WHAT IS BEING ASKED =
Extract, in full, the lines below, beginning at the first and ending with the line that contains "import pandas as pd". Pictures do not belong in the copy.

==*==

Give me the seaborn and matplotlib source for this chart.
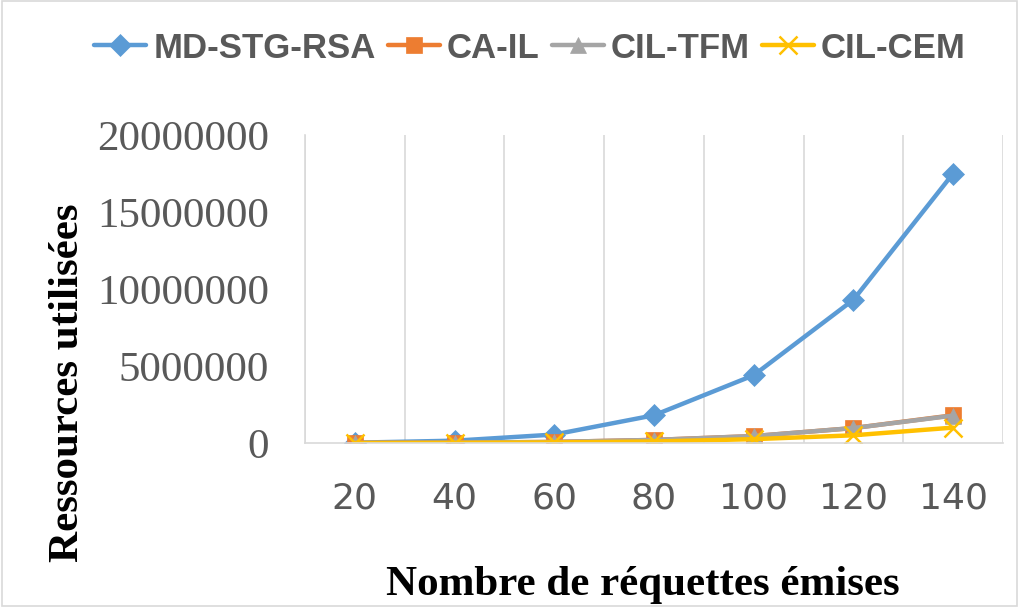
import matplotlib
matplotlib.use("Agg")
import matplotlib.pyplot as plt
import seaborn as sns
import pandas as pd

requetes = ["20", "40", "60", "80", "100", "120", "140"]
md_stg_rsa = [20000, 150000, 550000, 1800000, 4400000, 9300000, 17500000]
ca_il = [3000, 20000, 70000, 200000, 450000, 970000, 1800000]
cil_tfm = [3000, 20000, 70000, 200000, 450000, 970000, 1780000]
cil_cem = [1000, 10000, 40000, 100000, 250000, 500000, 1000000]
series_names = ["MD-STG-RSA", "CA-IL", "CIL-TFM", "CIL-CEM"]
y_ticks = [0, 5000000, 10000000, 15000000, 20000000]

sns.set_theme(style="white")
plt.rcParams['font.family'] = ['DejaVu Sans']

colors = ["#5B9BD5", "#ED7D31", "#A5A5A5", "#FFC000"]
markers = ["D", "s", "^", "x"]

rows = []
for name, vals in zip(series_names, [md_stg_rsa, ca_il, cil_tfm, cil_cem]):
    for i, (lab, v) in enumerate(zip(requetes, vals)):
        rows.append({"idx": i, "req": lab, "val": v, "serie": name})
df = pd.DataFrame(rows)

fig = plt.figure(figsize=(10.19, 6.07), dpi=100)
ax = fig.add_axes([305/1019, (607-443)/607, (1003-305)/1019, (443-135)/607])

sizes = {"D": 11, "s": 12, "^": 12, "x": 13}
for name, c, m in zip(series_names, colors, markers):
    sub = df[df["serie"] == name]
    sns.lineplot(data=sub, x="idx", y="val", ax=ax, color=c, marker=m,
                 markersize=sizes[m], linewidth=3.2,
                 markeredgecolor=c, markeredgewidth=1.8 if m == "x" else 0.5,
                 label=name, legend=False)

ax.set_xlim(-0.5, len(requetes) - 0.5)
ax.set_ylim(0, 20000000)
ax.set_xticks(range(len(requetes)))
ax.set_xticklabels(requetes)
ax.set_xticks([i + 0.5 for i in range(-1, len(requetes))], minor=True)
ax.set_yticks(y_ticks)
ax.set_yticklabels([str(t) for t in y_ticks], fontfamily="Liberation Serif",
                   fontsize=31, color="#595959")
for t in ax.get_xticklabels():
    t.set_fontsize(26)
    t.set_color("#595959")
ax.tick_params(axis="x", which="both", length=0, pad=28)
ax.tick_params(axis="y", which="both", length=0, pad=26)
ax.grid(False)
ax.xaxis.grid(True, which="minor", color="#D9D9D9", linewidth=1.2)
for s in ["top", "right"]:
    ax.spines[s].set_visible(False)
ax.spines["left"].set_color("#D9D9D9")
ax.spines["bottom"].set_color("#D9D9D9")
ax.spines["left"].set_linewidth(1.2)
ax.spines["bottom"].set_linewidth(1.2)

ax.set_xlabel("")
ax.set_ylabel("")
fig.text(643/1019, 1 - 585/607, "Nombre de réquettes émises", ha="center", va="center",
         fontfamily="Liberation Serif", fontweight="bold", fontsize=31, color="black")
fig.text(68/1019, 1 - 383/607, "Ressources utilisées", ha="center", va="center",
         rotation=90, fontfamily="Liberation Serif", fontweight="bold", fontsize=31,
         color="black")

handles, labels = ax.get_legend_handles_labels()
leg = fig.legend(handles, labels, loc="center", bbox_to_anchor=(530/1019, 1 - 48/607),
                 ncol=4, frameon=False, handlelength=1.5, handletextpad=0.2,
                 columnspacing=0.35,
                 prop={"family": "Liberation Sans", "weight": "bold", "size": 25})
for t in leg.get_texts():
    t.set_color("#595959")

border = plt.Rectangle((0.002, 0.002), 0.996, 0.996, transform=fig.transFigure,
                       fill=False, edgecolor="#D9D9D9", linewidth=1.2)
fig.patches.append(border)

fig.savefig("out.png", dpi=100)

==*==

FULL RESPONSE =
Give me the seaborn and matplotlib source for this chart.
import matplotlib
matplotlib.use("Agg")
import matplotlib.pyplot as plt
import seaborn as sns
import pandas as pd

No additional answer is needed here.